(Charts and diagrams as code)
>>>>
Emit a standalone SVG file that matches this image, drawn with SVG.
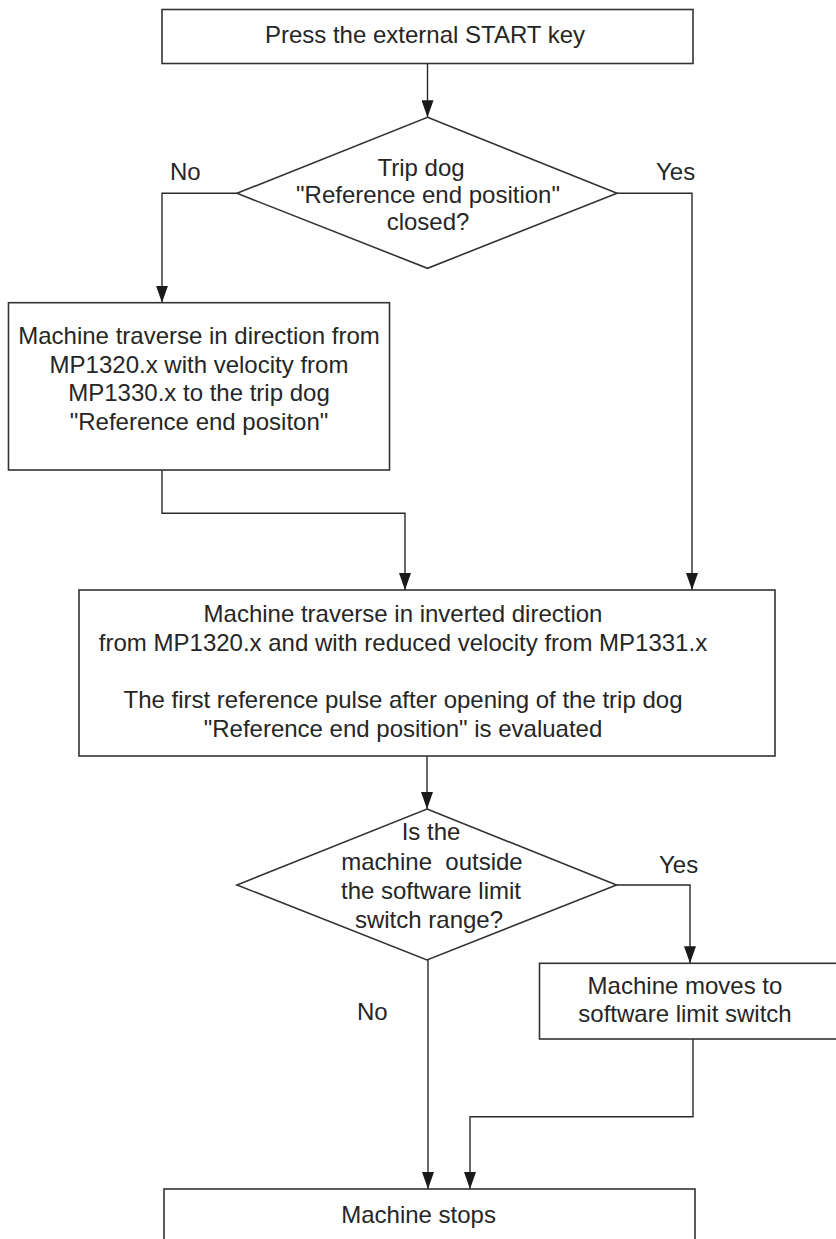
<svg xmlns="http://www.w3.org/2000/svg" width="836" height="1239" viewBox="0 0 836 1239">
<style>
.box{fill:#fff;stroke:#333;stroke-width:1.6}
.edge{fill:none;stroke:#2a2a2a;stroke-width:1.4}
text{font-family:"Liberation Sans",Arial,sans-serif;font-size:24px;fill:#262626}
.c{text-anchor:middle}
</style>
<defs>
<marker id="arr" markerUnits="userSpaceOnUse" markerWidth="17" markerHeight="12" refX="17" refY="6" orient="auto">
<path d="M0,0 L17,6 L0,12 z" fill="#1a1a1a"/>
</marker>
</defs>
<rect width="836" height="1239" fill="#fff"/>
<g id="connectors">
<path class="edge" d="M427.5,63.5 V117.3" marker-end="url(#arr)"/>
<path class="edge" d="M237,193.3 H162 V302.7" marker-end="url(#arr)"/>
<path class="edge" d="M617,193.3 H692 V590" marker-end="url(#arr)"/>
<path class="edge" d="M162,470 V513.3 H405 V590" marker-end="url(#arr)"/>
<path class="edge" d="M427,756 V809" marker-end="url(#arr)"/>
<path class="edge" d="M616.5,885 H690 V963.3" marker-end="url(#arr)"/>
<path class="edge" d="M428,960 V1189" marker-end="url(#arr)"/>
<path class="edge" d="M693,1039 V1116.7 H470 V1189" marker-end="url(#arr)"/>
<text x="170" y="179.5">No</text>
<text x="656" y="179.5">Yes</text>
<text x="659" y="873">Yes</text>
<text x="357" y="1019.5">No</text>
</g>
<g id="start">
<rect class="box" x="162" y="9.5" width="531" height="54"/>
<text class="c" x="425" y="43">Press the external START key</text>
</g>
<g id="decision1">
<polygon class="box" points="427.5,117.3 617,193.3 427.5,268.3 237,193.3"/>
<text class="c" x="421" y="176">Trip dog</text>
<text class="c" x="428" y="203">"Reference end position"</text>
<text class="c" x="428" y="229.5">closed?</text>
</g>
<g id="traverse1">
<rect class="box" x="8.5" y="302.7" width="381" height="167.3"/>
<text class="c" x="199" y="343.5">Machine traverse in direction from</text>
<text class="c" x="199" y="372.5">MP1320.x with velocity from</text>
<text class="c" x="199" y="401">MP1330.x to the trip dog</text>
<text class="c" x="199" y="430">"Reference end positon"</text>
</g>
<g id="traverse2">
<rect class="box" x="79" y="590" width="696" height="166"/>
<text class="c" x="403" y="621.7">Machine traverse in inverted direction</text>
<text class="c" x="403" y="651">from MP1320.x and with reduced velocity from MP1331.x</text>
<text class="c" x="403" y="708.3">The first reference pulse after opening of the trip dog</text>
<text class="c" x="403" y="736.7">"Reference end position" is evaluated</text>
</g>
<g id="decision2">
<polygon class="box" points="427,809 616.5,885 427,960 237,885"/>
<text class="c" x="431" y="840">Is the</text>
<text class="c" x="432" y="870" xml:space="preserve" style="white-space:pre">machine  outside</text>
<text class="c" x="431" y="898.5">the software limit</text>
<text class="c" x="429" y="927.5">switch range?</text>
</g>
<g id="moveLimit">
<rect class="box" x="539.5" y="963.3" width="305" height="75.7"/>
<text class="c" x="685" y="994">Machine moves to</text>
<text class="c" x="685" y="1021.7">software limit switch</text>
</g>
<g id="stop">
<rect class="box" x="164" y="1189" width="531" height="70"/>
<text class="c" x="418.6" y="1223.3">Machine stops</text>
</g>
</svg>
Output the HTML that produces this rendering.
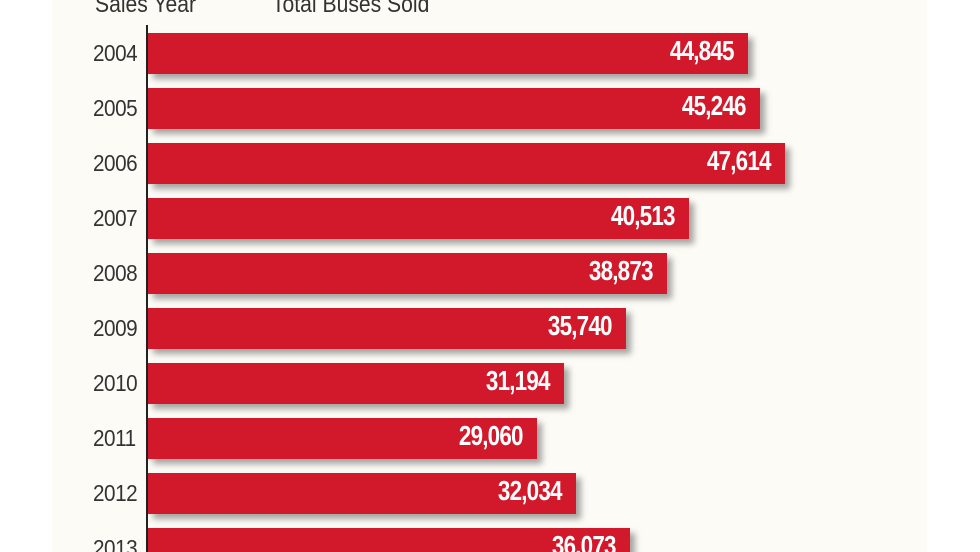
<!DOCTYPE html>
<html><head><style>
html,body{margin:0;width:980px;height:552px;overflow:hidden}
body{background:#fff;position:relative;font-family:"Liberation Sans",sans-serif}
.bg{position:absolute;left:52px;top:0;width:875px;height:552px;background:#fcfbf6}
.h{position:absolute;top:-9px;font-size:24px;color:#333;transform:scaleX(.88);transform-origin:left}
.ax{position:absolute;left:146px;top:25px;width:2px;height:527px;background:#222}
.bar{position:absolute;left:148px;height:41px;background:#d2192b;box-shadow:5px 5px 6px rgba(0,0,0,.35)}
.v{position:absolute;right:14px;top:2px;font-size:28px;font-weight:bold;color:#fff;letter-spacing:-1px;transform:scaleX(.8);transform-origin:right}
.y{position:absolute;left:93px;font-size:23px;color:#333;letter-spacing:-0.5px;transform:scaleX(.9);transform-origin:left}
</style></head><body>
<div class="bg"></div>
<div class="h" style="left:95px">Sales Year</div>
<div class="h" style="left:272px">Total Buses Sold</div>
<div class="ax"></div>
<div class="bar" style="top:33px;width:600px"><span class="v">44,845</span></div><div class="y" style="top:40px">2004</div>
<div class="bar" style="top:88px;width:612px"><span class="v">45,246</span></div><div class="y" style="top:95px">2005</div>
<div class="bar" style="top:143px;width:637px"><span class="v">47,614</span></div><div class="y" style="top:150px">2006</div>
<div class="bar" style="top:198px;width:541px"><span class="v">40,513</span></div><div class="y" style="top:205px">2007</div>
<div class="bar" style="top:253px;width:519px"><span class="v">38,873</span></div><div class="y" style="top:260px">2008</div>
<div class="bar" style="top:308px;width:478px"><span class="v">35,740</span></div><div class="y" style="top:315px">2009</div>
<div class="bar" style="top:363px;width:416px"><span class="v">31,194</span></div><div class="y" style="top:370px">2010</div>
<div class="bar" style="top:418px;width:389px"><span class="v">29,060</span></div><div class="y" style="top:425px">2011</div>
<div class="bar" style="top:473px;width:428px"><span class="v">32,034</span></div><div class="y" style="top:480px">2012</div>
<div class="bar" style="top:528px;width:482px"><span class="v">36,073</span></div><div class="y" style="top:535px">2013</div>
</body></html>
<<<<
Take the data above and repeat it exactly, leaving each picture out.

ANSWER TO THE EXERCISE:
Emit a standalone SVG file that matches this image, drawn with SVG.
<svg xmlns="http://www.w3.org/2000/svg" width="836" height="1239" viewBox="0 0 836 1239">
<style>
.box{fill:#fff;stroke:#333;stroke-width:1.6}
.edge{fill:none;stroke:#2a2a2a;stroke-width:1.4}
text{font-family:"Liberation Sans",Arial,sans-serif;font-size:24px;fill:#262626}
.c{text-anchor:middle}
</style>
<defs>
<marker id="arr" markerUnits="userSpaceOnUse" markerWidth="17" markerHeight="12" refX="17" refY="6" orient="auto">
<path d="M0,0 L17,6 L0,12 z" fill="#1a1a1a"/>
</marker>
</defs>
<rect width="836" height="1239" fill="#fff"/>
<g id="connectors">
<path class="edge" d="M427.5,63.5 V117.3" marker-end="url(#arr)"/>
<path class="edge" d="M237,193.3 H162 V302.7" marker-end="url(#arr)"/>
<path class="edge" d="M617,193.3 H692 V590" marker-end="url(#arr)"/>
<path class="edge" d="M162,470 V513.3 H405 V590" marker-end="url(#arr)"/>
<path class="edge" d="M427,756 V809" marker-end="url(#arr)"/>
<path class="edge" d="M616.5,885 H690 V963.3" marker-end="url(#arr)"/>
<path class="edge" d="M428,960 V1189" marker-end="url(#arr)"/>
<path class="edge" d="M693,1039 V1116.7 H470 V1189" marker-end="url(#arr)"/>
<text x="170" y="179.5">No</text>
<text x="656" y="179.5">Yes</text>
<text x="659" y="873">Yes</text>
<text x="357" y="1019.5">No</text>
</g>
<g id="start">
<rect class="box" x="162" y="9.5" width="531" height="54"/>
<text class="c" x="425" y="43">Press the external START key</text>
</g>
<g id="decision1">
<polygon class="box" points="427.5,117.3 617,193.3 427.5,268.3 237,193.3"/>
<text class="c" x="421" y="176">Trip dog</text>
<text class="c" x="428" y="203">"Reference end position"</text>
<text class="c" x="428" y="229.5">closed?</text>
</g>
<g id="traverse1">
<rect class="box" x="8.5" y="302.7" width="381" height="167.3"/>
<text class="c" x="199" y="343.5">Machine traverse in direction from</text>
<text class="c" x="199" y="372.5">MP1320.x with velocity from</text>
<text class="c" x="199" y="401">MP1330.x to the trip dog</text>
<text class="c" x="199" y="430">"Reference end positon"</text>
</g>
<g id="traverse2">
<rect class="box" x="79" y="590" width="696" height="166"/>
<text class="c" x="403" y="621.7">Machine traverse in inverted direction</text>
<text class="c" x="403" y="651">from MP1320.x and with reduced velocity from MP1331.x</text>
<text class="c" x="403" y="708.3">The first reference pulse after opening of the trip dog</text>
<text class="c" x="403" y="736.7">"Reference end position" is evaluated</text>
</g>
<g id="decision2">
<polygon class="box" points="427,809 616.5,885 427,960 237,885"/>
<text class="c" x="431" y="840">Is the</text>
<text class="c" x="432" y="870" xml:space="preserve" style="white-space:pre">machine  outside</text>
<text class="c" x="431" y="898.5">the software limit</text>
<text class="c" x="429" y="927.5">switch range?</text>
</g>
<g id="moveLimit">
<rect class="box" x="539.5" y="963.3" width="305" height="75.7"/>
<text class="c" x="685" y="994">Machine moves to</text>
<text class="c" x="685" y="1021.7">software limit switch</text>
</g>
<g id="stop">
<rect class="box" x="164" y="1189" width="531" height="70"/>
<text class="c" x="418.6" y="1223.3">Machine stops</text>
</g>
</svg>
Output the HTML that produces this rendering.
<!DOCTYPE html>
<html><head><style>
html,body{margin:0;width:980px;height:552px;overflow:hidden}
body{background:#fff;position:relative;font-family:"Liberation Sans",sans-serif}
.bg{position:absolute;left:52px;top:0;width:875px;height:552px;background:#fcfbf6}
.h{position:absolute;top:-9px;font-size:24px;color:#333;transform:scaleX(.88);transform-origin:left}
.ax{position:absolute;left:146px;top:25px;width:2px;height:527px;background:#222}
.bar{position:absolute;left:148px;height:41px;background:#d2192b;box-shadow:5px 5px 6px rgba(0,0,0,.35)}
.v{position:absolute;right:14px;top:2px;font-size:28px;font-weight:bold;color:#fff;letter-spacing:-1px;transform:scaleX(.8);transform-origin:right}
.y{position:absolute;left:93px;font-size:23px;color:#333;letter-spacing:-0.5px;transform:scaleX(.9);transform-origin:left}
</style></head><body>
<div class="bg"></div>
<div class="h" style="left:95px">Sales Year</div>
<div class="h" style="left:272px">Total Buses Sold</div>
<div class="ax"></div>
<div class="bar" style="top:33px;width:600px"><span class="v">44,845</span></div><div class="y" style="top:40px">2004</div>
<div class="bar" style="top:88px;width:612px"><span class="v">45,246</span></div><div class="y" style="top:95px">2005</div>
<div class="bar" style="top:143px;width:637px"><span class="v">47,614</span></div><div class="y" style="top:150px">2006</div>
<div class="bar" style="top:198px;width:541px"><span class="v">40,513</span></div><div class="y" style="top:205px">2007</div>
<div class="bar" style="top:253px;width:519px"><span class="v">38,873</span></div><div class="y" style="top:260px">2008</div>
<div class="bar" style="top:308px;width:478px"><span class="v">35,740</span></div><div class="y" style="top:315px">2009</div>
<div class="bar" style="top:363px;width:416px"><span class="v">31,194</span></div><div class="y" style="top:370px">2010</div>
<div class="bar" style="top:418px;width:389px"><span class="v">29,060</span></div><div class="y" style="top:425px">2011</div>
<div class="bar" style="top:473px;width:428px"><span class="v">32,034</span></div><div class="y" style="top:480px">2012</div>
<div class="bar" style="top:528px;width:482px"><span class="v">36,073</span></div><div class="y" style="top:535px">2013</div>
</body></html>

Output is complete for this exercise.